Top positive review
One person found this helpful
Informative and Fun Sex Writing, Absolutely No Citation
on October 6, 2010
To start, just gotta say I appreciate the cover photograph. Simple, straightforward and evocative; Shakespeare's "high fantastical" somehow comes to mind. It's wonderful stuff, Alex Treacher (as credited).
I received this book as a gift, from someone believing it was a collection of erotic fiction. For anyone not paying close attention, make sure you understand this: this is not erotic fiction. As the back cover says, "this provocative collection explores the complexity of modern sexuality," and the intro says the various essays (there are 21 in 200 pages) "...shed light on the current erotic climate." The intro wraps up by providing the most direct purpose of this book: "...when it comes to sex, we can all learn something."
Well, I guess I did learn a few things, like that Philadelphia is the castration capital of the U.S., what it's like hanging with Jamie Gillis at home, the current state of the necessarily clandestine hook-up in Iran, the overwrought semantic drama of lesbian labels, the ring-of-fire danger of phthalates in sex toys, tips for renting your very own submissive, and then some. I even learned a new word: heteronormativity.
But, only a couple of articles into this book, the scholar in me was squirming at the glaring absence of any kind of referencing or citation of facts in these reprinted articles. While some of the articles are light and tongue-in-cheek, such as the first article on the possible deep and mystical connection between the Jewess and fellatio, many of them are serious articles exploring sexual identity, repression, health, and--duh--sexual politics.
The data page offers details on the original publication of all of the articles, a mix of online sites, journals, and books. But that's it. In this book there are no footnotes, no endnotes, no parentheticals, no citations whatsoever that support for some of the statements made and facts presented. While the article advocating a lot more menstruation in porn is interesting, overall it's an opinion piece, and requires no citation. But Liz Langley's "Sex and the Single Septuagenarian" at one point cites the rate of HIV infection among Florida seniors at 11 percent (of all FL seniors, apparently). I live in the Washington, DC metro area, with an HIV rate of over 3 percent (as relayed by local TV and radio), and that's a public health crisis that's in the news almost every night. Yet more than one in ten old folks in Florida are HIV-positive? Where is this alarming data coming from, and why is it that there hasn't been a flood of articles, a week-long Good Morning America segment and an Oprah remote on this staggering infection rate 27 times the national average (CDC and US Census Bureau online, 2006)? I can't help but be incredulous of this data point, but have no author sourcing, other than going back to the original article as published at Salon.com in December 2006 (which I did; this article is still available, and there's no citation there either).

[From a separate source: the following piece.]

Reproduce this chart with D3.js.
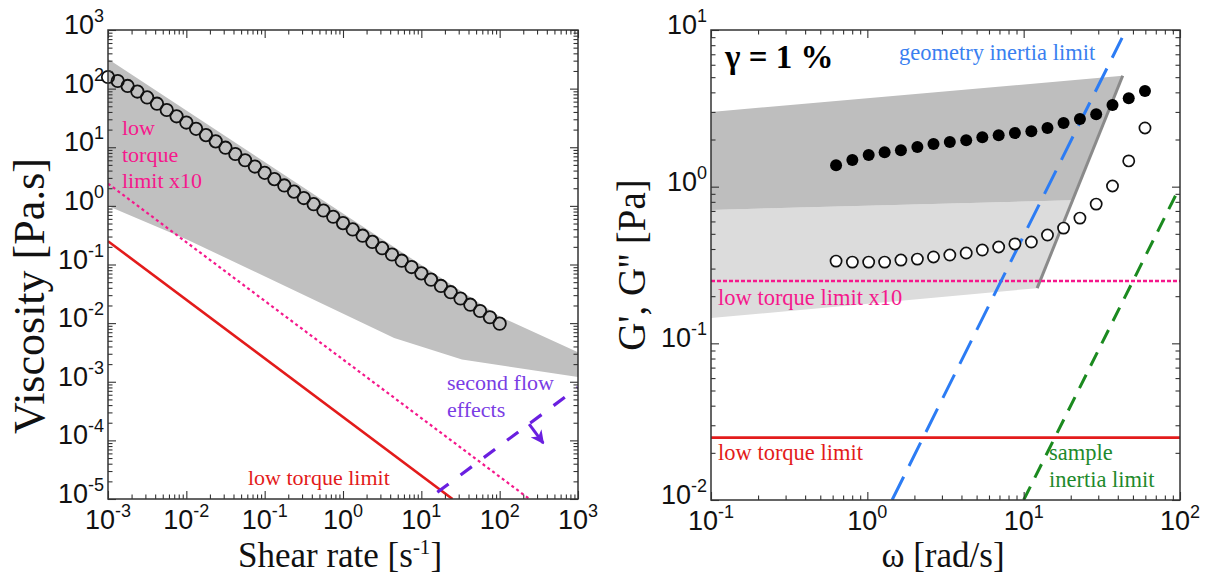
<!DOCTYPE html>
<html>
<head>
<meta charset="utf-8">
<script src="https://cdn.jsdelivr.net/npm/d3@7"></script>
<style>
body { margin: 0; background: #fff; }
</style>
</head>
<body>
<div class="container"></div>
<script>
var width = 1205;
var height = 577;

// ---- left panel: steady shear viscosity ----
var shearRate = [0.001, 0.00133, 0.00178, 0.00237, 0.00316, 0.00422, 0.00562, 0.0075,
  0.01, 0.0133, 0.0178, 0.0237, 0.0316, 0.0422, 0.0562, 0.075,
  0.1, 0.133, 0.178, 0.237, 0.316, 0.422, 0.562, 0.75,
  1, 1.33, 1.78, 2.37, 3.16, 4.22, 5.62, 7.5,
  10, 13.3, 17.8, 23.7, 31.6, 42.2, 56.2, 75, 100];
var viscosity = [158, 135, 111, 89.1, 70.8, 55.3, 43.2, 33.7,
  26.4, 20.6, 16.1, 12.6, 9.83, 7.67, 6.00, 4.69,
  3.66, 2.86, 2.23, 1.75, 1.36, 1.07, 0.834, 0.652,
  0.508, 0.397, 0.310, 0.243, 0.190, 0.148, 0.116, 0.0904,
  0.0706, 0.0552, 0.0431, 0.0337, 0.0263, 0.0206, 0.0161, 0.0126, 0.0098];
var bandUpper = [[0.001, 320], [100, 0.013], [1000, 0.0032]];
var bandLower = [[0.001, 1.0], [0.01, 0.27], [4.5, 0.0056], [33, 0.0024], [1000, 0.0012]];
var lowTorqueLeft = [[0.001, 0.25], [25, 1e-5]];
var lowTorque10Left = [[0.001, 2.4], [240, 1e-5]];
var secondFlow = [[16, 1.3e-5], [1000, 8e-4]];
var secondFlowArrow = [[238, 1.9e-4], [360, 9e-5]];

// ---- right panel: oscillatory sweep, gamma = 1 % ----
var omega = [0.631, 0.802, 1.02, 1.29, 1.64, 2.09, 2.65, 3.37, 4.29, 5.44,
  6.92, 8.79, 11.2, 14.2, 18.0, 22.9, 29.1, 37.0, 47.0, 59.7];
var gPrime = [1.37, 1.48, 1.59, 1.66, 1.71, 1.79, 1.87, 1.93, 1.98, 2.07,
  2.13, 2.20, 2.26, 2.37, 2.55, 2.70, 2.90, 3.32, 3.67, 4.08];
var gDoublePrime = [0.335, 0.330, 0.330, 0.330, 0.340, 0.345, 0.356, 0.366, 0.377, 0.394,
  0.412, 0.431, 0.443, 0.491, 0.544, 0.630, 0.774, 1.01, 1.46, 2.37];
var darkBand = [[0.1, 3.0], [43, 5.1], [20.5, 0.82], [0.1, 0.71]];
var lightBand = [[0.1, 0.71], [20.5, 0.82], [12.2, 0.225], [0.1, 0.145]];
var bandEdge = [[43, 5.1], [12.2, 0.225]];
var lowTorqueRight = [[0.1, 0.025], [100, 0.025]];
var lowTorque10Right = [[0.1, 0.25], [100, 0.25]];
var geometryInertia = [[1.44, 0.01], [42.6, 8.9]];
var sampleInertia = [[10, 0.01], [100, 1.0]];

// decade exponents used for the tick labels
var xExpLeft = [-3, -2, -1, 0, 1, 2, 3];
var yExpLeft = [-5, -4, -3, -2, -1, 0, 1, 2, 3];
var xExpRight = [-1, 0, 1, 2];
var yExpRight = [-2, -1, 0, 1];

var left = {x0: 108, x1: 578, y0: 30, y1: 499};
var right = {x0: 711, x1: 1180, y0: 30, y1: 500};

var colors = {
  red: "#e31b1b",
  pink: "#f5188c",
  purple: "#6a1fe0",
  purpleText: "#7a3de4",
  blue: "#2c7cf4",
  blueText: "#3a7ff0",
  green: "#1b8a1f",
  greenText: "#1e8a2c"
};

var svg = d3.select(".container").append("svg")
  .attr("width", width)
  .attr("height", height)
  .style("font-family", "'Liberation Serif', 'Times New Roman', serif");

var defs = svg.append("defs");
[["clipL", left], ["clipR", right]].forEach(function (c) {
  defs.append("clipPath").attr("id", c[0])
    .append("rect")
    .attr("x", c[1].x0).attr("y", c[1].y0)
    .attr("width", c[1].x1 - c[1].x0).attr("height", c[1].y1 - c[1].y0);
});
defs.append("marker")
  .attr("id", "arrowHead")
  .attr("viewBox", "0 0 10 10")
  .attr("refX", 9).attr("refY", 5)
  .attr("markerWidth", 4.5).attr("markerHeight", 4.5)
  .attr("orient", "auto")
  .append("path")
  .attr("d", "M0,0 L10,5 L0,10 L3,5 Z")
  .style("fill", colors.purple);

var xLeft = d3.scaleLog().domain([1e-3, 1e3]).range([left.x0, left.x1]);
var yLeft = d3.scaleLog().domain([1e-5, 1e3]).range([left.y1, left.y0]);
var xRight = d3.scaleLog().domain([0.1, 100]).range([right.x0, right.x1]);
var yRight = d3.scaleLog().domain([0.01, 10]).range([right.y1, right.y0]);

function lineFor(x, y) {
  return d3.line().x(function (d) { return x(d[0]); }).y(function (d) { return y(d[1]); });
}

renderLeft();
renderRight();
renderFrame(left, xLeft, yLeft, xExpLeft, yExpLeft);
renderFrame(right, xRight, yRight, xExpRight, yExpRight);
renderTitles();

function renderLeft() {
  var g = svg.append("g").attr("clip-path", "url(#clipL)");
  var line = lineFor(xLeft, yLeft);

  // grey measurable window
  var band = bandUpper.concat(bandLower.slice().reverse());
  g.append("path")
    .attr("d", line(band) + "Z")
    .style("fill", "#c0c0c0");

  g.append("path").attr("d", line(lowTorqueLeft))
    .style("fill", "none").style("stroke", colors.red).style("stroke-width", 2.6);
  g.append("path").attr("d", line(lowTorque10Left))
    .style("fill", "none").style("stroke", colors.pink).style("stroke-width", 2.2)
    .style("stroke-dasharray", "3,3");
  g.append("path").attr("d", line(secondFlow))
    .style("fill", "none").style("stroke", colors.purple).style("stroke-width", 3.2)
    .style("stroke-dasharray", "14,15");
  g.append("path").attr("d", line(secondFlowArrow))
    .style("fill", "none").style("stroke", colors.purple).style("stroke-width", 3)
    .attr("marker-end", "url(#arrowHead)");

  var pts = shearRate.map(function (s, i) { return [s, viscosity[i]]; });
  svg.append("g").selectAll("circle")
    .data(pts)
    .enter().append("circle")
    .attr("cx", function (d) { return xLeft(d[0]); })
    .attr("cy", function (d) { return yLeft(d[1]); })
    .attr("r", 6.2)
    .style("fill", "none")
    .style("stroke", "#111")
    .style("stroke-width", 1.8);

  var ann = svg.append("g").style("font-size", "22px");
  ["low", "torque", "limit x10"].forEach(function (t, i) {
    ann.append("text").attr("x", 122).attr("y", 135 + i * 26.5)
      .style("fill", colors.pink).text(t);
  });
  ann.append("text").attr("x", 248).attr("y", 485)
    .style("fill", colors.red).text("low torque limit");
  ann.append("text").attr("x", 447).attr("y", 390)
    .style("fill", colors.purpleText).text("second flow");
  ann.append("text").attr("x", 447).attr("y", 417)
    .style("fill", colors.purpleText).text("effects");
}

function renderRight() {
  var g = svg.append("g").attr("clip-path", "url(#clipR)");
  var line = lineFor(xRight, yRight);

  g.append("path").attr("d", line(lightBand) + "Z").style("fill", "#dcdcdc");
  g.append("path").attr("d", line(darkBand) + "Z").style("fill", "#bebebe");
  g.append("path").attr("d", line(bandEdge))
    .style("fill", "none").style("stroke", "#8a8a8a").style("stroke-width", 3);

  g.append("path").attr("d", line(lowTorque10Right))
    .style("fill", "none").style("stroke", colors.pink).style("stroke-width", 2.4)
    .style("stroke-dasharray", "4,2");
  g.append("path").attr("d", line(lowTorqueRight))
    .style("fill", "none").style("stroke", colors.red).style("stroke-width", 2.6);
  g.append("path").attr("d", line(geometryInertia))
    .style("fill", "none").style("stroke", colors.blue).style("stroke-width", 3)
    .style("stroke-dasharray", "26,12");
  g.append("path").attr("d", line(sampleInertia))
    .style("fill", "none").style("stroke", colors.green).style("stroke-width", 3)
    .style("stroke-dasharray", "15,10");

  var storage = omega.map(function (w, i) { return [w, gPrime[i]]; });
  var loss = omega.map(function (w, i) { return [w, gDoublePrime[i]]; });

  svg.append("g").selectAll("circle")
    .data(loss)
    .enter().append("circle")
    .attr("cx", function (d) { return xRight(d[0]); })
    .attr("cy", function (d) { return yRight(d[1]); })
    .attr("r", 5.6)
    .style("fill", "#fff")
    .style("stroke", "#111")
    .style("stroke-width", 1.7);

  svg.append("g").selectAll("circle")
    .data(storage)
    .enter().append("circle")
    .attr("cx", function (d) { return xRight(d[0]); })
    .attr("cy", function (d) { return yRight(d[1]); })
    .attr("r", 6)
    .style("fill", "#000");

  var ann = svg.append("g").style("font-size", "22.5px");
  ann.append("text").attr("x", 725).attr("y", 68)
    .style("font-family", "'Liberation Serif', 'DejaVu Serif', serif")
    .style("font-size", "33px").style("font-weight", "bold")
    .text("\u03b3 = 1 %");
  ann.append("text").attr("x", 899).attr("y", 60)
    .style("fill", colors.blueText).text("geometry inertia limit");
  ann.append("text").attr("x", 718).attr("y", 305)
    .style("fill", colors.pink).text("low torque limit x10");
  ann.append("text").attr("x", 718).attr("y", 460)
    .style("fill", colors.red).text("low torque limit");
  ann.append("text").attr("x", 1049).attr("y", 460)
    .style("fill", colors.greenText).text("sample");
  ann.append("text").attr("x", 1049).attr("y", 487)
    .style("fill", colors.greenText).text("inertia limit");
}

function isDecade(v) {
  var l = Math.log10(v);
  return Math.abs(l - Math.round(l)) < 1e-6;
}

function renderFrame(p, x, y, xExps, yExps) {
  var g = svg.append("g").style("color", "#333");
  var xMajor = x.ticks().filter(isDecade), xMinor = x.ticks().filter(function (v) { return !isDecade(v); });
  var yMajor = y.ticks().filter(isDecade), yMinor = y.ticks().filter(function (v) { return !isDecade(v); });

  // ticks point inward on all four sides
  var sides = [
    [d3.axisBottom(x), "translate(0," + p.y1 + ")", xMajor, xMinor],
    [d3.axisTop(x), "translate(0," + p.y0 + ")", xMajor, xMinor],
    [d3.axisLeft(y), "translate(" + p.x0 + ",0)", yMajor, yMinor],
    [d3.axisRight(y), "translate(" + p.x1 + ",0)", yMajor, yMinor]
  ];
  sides.forEach(function (s) {
    var ax = g.append("g").attr("transform", s[1])
      .call(s[0].tickValues(s[2]).tickSize(-8).tickFormat(""));
    ax.select(".domain").remove();
    var ax2 = g.append("g").attr("transform", s[1])
      .call(s[0].tickValues(s[3]).tickSize(-4.5).tickFormat(""));
    ax2.select(".domain").remove();
  });
  g.selectAll(".tick line").style("stroke-width", 1.1);

  g.append("rect")
    .attr("x", p.x0).attr("y", p.y0)
    .attr("width", p.x1 - p.x0).attr("height", p.y1 - p.y0)
    .style("fill", "none").style("stroke", "#333").style("stroke-width", 1.5);

  var lab = svg.append("g")
    .style("font-family", "'Liberation Sans', Arial, sans-serif")
    .style("font-size", "27px")
    .style("fill", "#111");
  xExps.forEach(function (e) {
    var t = lab.append("text")
      .attr("x", x(Math.pow(10, e)))
      .attr("y", p.y1 + 30)
      .style("text-anchor", "middle")
      .text("10");
    t.append("tspan").attr("dy", -12).style("font-size", "18px").text(e);
  });
  yExps.forEach(function (e) {
    var t = lab.append("text")
      .attr("x", p.x0 - 4)
      .attr("y", y(Math.pow(10, e)) + 4)
      .style("text-anchor", "end")
      .text("10");
    t.append("tspan").attr("dy", -12).style("font-size", "18px").text(e);
  });
}

function renderTitles() {
  var t = svg.append("g").style("fill", "#111");

  var sx = t.append("text")
    .attr("x", 340).attr("y", 567)
    .style("text-anchor", "middle")
    .style("font-size", "35px")
    .text("Shear rate [s");
  sx.append("tspan").attr("dy", -13).style("font-size", "21px").text("-1");
  sx.append("tspan").attr("dy", 13).text("]");

  t.append("text")
    .attr("transform", "translate(44,296) rotate(-90)")
    .style("text-anchor", "middle")
    .style("font-size", "44px")
    .text("Viscosity [Pa.s]");

  t.append("text")
    .attr("x", 943).attr("y", 567)
    .style("text-anchor", "middle")
    .style("font-size", "35px")
    .text("\u03c9 [rad/s]");

  t.append("text")
    .attr("transform", "translate(645,265) rotate(-90)")
    .style("text-anchor", "middle")
    .style("font-size", "39px")
    .text("G', G'' [Pa]");
}
</script>
</body>
</html>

Ariel Levy spouts facts about men seeking sex with underage girls, facts that may be true but which strike me as far too easily supporting her argument. Kelly Kyrik cites a "Keene study" identifying sexual predator types, and goes on to provide a great deal of hard statistical data on predators. I'm not saying either of these authors are right or wrong, but how in the world do I begin to make that determination? Where does their information originate? One of the most important things I was ever taught about research and writing: a confident writer provides full citation, and those who do not are suspect.
Bottom line: if you like reading about sex, from many angles and on many unanticipated subjects, and if you're not too hung up on facts and figures and their origins, you'll enjoy this book. If you're uptight, ashamed, repressed, or close-minded, you especially need to buy this book; read it in private, and hopefully you'll get better. And if you're a stickler for scholarly accuracy through direct citation of facts, figures, and statements, the fun and informative nature of this book will be overshadowed by skepticism and nagging doubt.